Ketiga, para alim ulama
yang terpengaruh oleh mistik dan beranggapan bahwa hidup ini adalah untuk
kepentingan akhirat saja. Kepentingan hidup didunia diabaikan, apabila
memperhatikan pengaruh perubahan yang terjadi dalam masyarakat Indonesia
dan dunia sekarang ini. Pendirian mereka, bahwa kemiskinan maupun penderitaan
merupakan salah satu jalan untuk bersatu dengan tuhan.
Keempat, golongan kecil
yang memcoba menyesuaikan diri dengan kemajuan zaman sesuai dengan wujud dan
hakekat agama Islam. Mereka berusaha supaya agama Islam dapat diamalkan dalam
masyarakat Indonesia
sekarang.
Bulan
Oktober 1946 berdiri Perserikatan Mahasiswa Yogyakarta (PMY), sebagai
satu-satunya organisasi mahasiswa di Yogyakarta waktu itu yang anggotanya
meliputi mahasiswa BPT Gadjah Mada, STT, STI. Di Solo tahun 1946 berdiri
Serikat Mahasiswa Indonesia (SMI). Kedua organisasi itu berhaluan komunis.
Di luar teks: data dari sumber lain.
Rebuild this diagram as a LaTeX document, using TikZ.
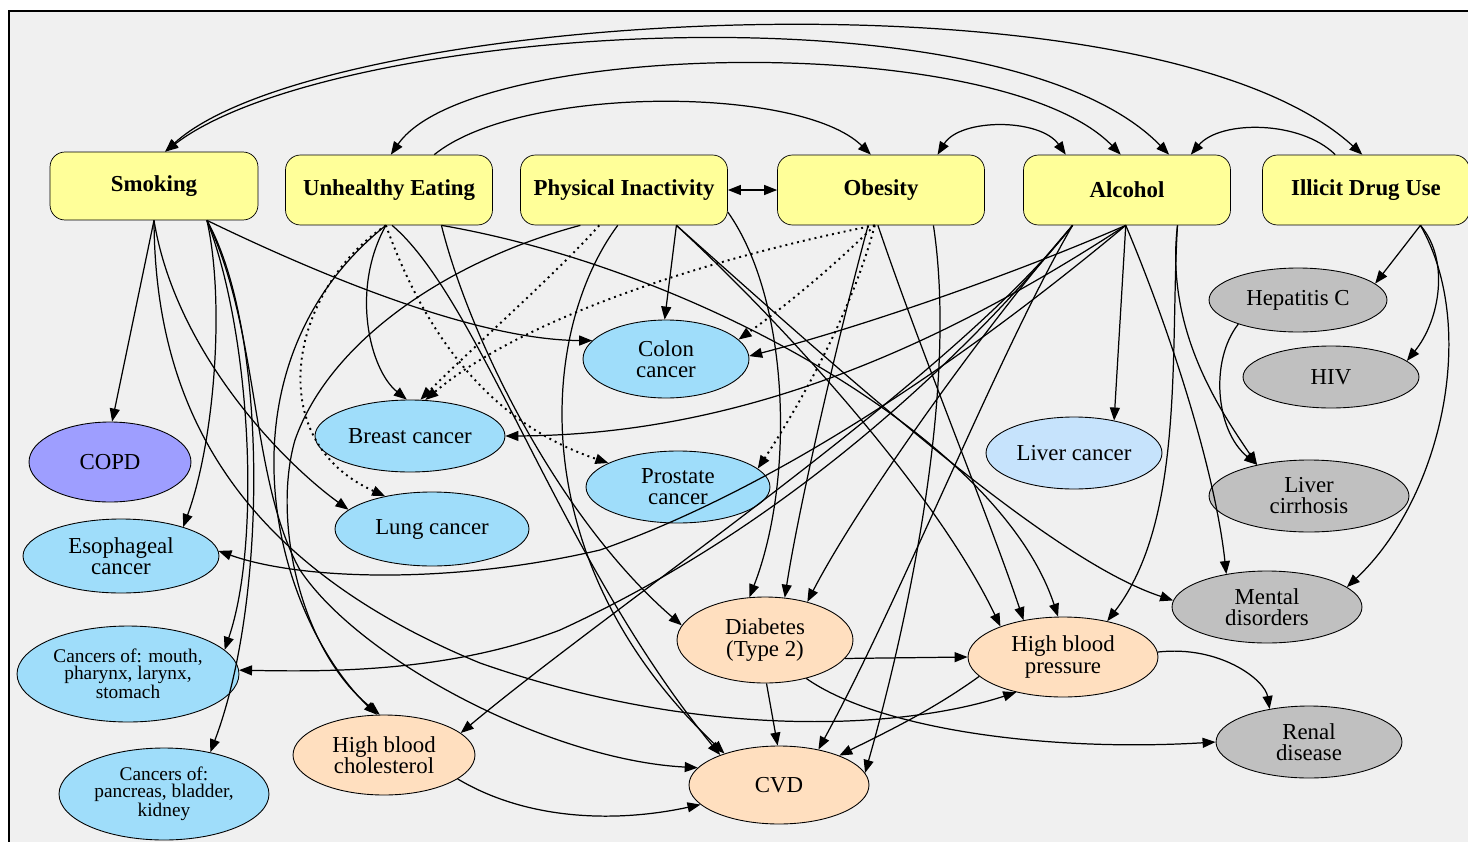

Tidak satupun diantara organisasi mahasiswa itu yang berorientasi Islam.
Sebelum
HMI berdiri tahun 1947, ada dua faktor yang sangat dominan telah menguasai dan
mewarnai Perguruan Tinggi dan dunia kemahasiwaan. Pertama, bahwa sistem
pendidikan yang diterapkan di dunia pendidikan
umumnya dan perguruan tinggi khususnya
adalah sistem pendidikan barat, yang mengarah kepada sekulerisme dengan
mendangkalkan agama dalam setiap aspek kehidupan. Sistem pendidikan barat itu ditopang oleh kekuasaan pemerintah
kolonial Belanda yang berorientasi kepada agama kristen. Kedua, adanya
Perserikatan Mahasiswa Yogyakarta (PMY) dan Serikat Mahasiswa Indonesia (SMI)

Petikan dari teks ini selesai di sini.